* GIVEN DATA:

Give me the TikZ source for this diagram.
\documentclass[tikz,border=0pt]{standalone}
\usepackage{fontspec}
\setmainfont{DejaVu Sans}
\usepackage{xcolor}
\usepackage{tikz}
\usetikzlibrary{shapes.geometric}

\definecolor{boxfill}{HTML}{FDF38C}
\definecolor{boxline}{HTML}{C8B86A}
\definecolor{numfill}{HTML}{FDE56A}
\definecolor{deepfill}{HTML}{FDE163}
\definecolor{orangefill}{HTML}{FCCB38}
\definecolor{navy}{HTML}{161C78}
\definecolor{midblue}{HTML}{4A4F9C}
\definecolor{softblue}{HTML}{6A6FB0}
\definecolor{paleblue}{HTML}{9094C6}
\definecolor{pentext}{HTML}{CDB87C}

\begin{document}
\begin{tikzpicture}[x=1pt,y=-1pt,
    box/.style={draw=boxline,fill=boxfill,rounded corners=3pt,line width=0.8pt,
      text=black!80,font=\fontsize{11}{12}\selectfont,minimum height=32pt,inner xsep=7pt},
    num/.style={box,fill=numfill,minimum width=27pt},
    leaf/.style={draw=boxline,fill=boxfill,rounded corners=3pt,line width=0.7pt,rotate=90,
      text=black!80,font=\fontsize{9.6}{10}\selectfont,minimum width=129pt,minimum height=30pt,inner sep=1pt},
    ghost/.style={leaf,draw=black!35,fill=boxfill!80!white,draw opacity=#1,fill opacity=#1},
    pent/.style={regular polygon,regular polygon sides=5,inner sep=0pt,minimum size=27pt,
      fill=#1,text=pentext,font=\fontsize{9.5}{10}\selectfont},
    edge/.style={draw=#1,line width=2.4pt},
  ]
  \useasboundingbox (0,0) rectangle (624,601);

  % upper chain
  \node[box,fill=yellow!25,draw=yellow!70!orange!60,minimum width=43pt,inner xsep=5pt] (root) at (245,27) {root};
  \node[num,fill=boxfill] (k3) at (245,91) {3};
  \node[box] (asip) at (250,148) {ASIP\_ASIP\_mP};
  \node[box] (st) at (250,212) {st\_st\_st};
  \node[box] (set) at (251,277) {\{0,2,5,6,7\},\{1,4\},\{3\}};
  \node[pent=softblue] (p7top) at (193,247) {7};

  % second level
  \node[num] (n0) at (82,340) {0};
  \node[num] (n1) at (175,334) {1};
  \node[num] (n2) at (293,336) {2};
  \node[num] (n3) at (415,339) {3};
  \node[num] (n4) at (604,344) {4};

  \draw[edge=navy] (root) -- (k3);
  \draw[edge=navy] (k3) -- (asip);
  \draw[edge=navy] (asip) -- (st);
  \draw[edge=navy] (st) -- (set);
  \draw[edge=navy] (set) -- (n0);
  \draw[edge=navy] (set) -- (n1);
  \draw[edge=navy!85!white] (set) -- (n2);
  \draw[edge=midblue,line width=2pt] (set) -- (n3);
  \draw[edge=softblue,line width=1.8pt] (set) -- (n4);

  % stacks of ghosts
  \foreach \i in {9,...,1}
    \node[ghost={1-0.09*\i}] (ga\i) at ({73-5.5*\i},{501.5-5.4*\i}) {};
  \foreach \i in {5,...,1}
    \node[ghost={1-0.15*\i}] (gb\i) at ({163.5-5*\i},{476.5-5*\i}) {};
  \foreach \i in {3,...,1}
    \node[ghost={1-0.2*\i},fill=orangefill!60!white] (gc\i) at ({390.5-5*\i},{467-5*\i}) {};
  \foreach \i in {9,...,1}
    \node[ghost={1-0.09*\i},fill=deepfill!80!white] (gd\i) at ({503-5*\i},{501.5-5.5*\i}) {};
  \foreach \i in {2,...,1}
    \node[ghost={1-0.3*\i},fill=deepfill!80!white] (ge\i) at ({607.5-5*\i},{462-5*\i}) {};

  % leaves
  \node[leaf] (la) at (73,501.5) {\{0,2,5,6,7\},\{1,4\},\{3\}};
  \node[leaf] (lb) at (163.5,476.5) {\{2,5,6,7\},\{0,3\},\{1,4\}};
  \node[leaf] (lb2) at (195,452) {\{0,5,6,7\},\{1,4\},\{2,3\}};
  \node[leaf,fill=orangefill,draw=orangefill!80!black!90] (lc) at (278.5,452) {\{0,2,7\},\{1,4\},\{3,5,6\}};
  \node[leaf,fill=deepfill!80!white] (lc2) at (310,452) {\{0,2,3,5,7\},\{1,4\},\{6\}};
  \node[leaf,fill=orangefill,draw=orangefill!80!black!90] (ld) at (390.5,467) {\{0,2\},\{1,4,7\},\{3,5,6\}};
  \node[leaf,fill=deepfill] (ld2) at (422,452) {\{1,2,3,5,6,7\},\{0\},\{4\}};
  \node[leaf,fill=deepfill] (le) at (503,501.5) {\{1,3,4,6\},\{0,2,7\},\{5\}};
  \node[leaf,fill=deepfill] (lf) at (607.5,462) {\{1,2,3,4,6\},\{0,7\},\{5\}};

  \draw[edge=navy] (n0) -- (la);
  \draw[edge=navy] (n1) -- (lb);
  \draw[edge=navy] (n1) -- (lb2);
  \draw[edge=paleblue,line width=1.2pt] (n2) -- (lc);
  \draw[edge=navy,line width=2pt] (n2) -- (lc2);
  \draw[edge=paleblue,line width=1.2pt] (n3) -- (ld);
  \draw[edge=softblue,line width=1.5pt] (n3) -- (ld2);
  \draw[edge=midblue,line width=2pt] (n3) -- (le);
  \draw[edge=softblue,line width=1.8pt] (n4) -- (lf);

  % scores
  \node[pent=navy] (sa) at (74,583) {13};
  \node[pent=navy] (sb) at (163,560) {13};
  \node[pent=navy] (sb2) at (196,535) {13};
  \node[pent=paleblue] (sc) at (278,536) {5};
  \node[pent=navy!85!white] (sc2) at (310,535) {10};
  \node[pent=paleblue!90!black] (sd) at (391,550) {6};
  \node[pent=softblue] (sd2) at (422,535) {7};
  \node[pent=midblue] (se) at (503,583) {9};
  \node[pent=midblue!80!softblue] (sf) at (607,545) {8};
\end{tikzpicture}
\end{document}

* GIVEN INSTRUCTION:
Lines from the start of the material above through the line containing "(n4) at (604,344)" are to be duplicated exactly, and only those.

* THE ANSWER:
Give me the TikZ source for this diagram.
\documentclass[tikz,border=0pt]{standalone}
\usepackage{fontspec}
\setmainfont{DejaVu Sans}
\usepackage{xcolor}
\usepackage{tikz}
\usetikzlibrary{shapes.geometric}

\definecolor{boxfill}{HTML}{FDF38C}
\definecolor{boxline}{HTML}{C8B86A}
\definecolor{numfill}{HTML}{FDE56A}
\definecolor{deepfill}{HTML}{FDE163}
\definecolor{orangefill}{HTML}{FCCB38}
\definecolor{navy}{HTML}{161C78}
\definecolor{midblue}{HTML}{4A4F9C}
\definecolor{softblue}{HTML}{6A6FB0}
\definecolor{paleblue}{HTML}{9094C6}
\definecolor{pentext}{HTML}{CDB87C}

\begin{document}
\begin{tikzpicture}[x=1pt,y=-1pt,
    box/.style={draw=boxline,fill=boxfill,rounded corners=3pt,line width=0.8pt,
      text=black!80,font=\fontsize{11}{12}\selectfont,minimum height=32pt,inner xsep=7pt},
    num/.style={box,fill=numfill,minimum width=27pt},
    leaf/.style={draw=boxline,fill=boxfill,rounded corners=3pt,line width=0.7pt,rotate=90,
      text=black!80,font=\fontsize{9.6}{10}\selectfont,minimum width=129pt,minimum height=30pt,inner sep=1pt},
    ghost/.style={leaf,draw=black!35,fill=boxfill!80!white,draw opacity=#1,fill opacity=#1},
    pent/.style={regular polygon,regular polygon sides=5,inner sep=0pt,minimum size=27pt,
      fill=#1,text=pentext,font=\fontsize{9.5}{10}\selectfont},
    edge/.style={draw=#1,line width=2.4pt},
  ]
  \useasboundingbox (0,0) rectangle (624,601);

  % upper chain
  \node[box,fill=yellow!25,draw=yellow!70!orange!60,minimum width=43pt,inner xsep=5pt] (root) at (245,27) {root};
  \node[num,fill=boxfill] (k3) at (245,91) {3};
  \node[box] (asip) at (250,148) {ASIP\_ASIP\_mP};
  \node[box] (st) at (250,212) {st\_st\_st};
  \node[box] (set) at (251,277) {\{0,2,5,6,7\},\{1,4\},\{3\}};
  \node[pent=softblue] (p7top) at (193,247) {7};

  % second level
  \node[num] (n0) at (82,340) {0};
  \node[num] (n1) at (175,334) {1};
  \node[num] (n2) at (293,336) {2};
  \node[num] (n3) at (415,339) {3};
  \node[num] (n4) at (604,344) {4};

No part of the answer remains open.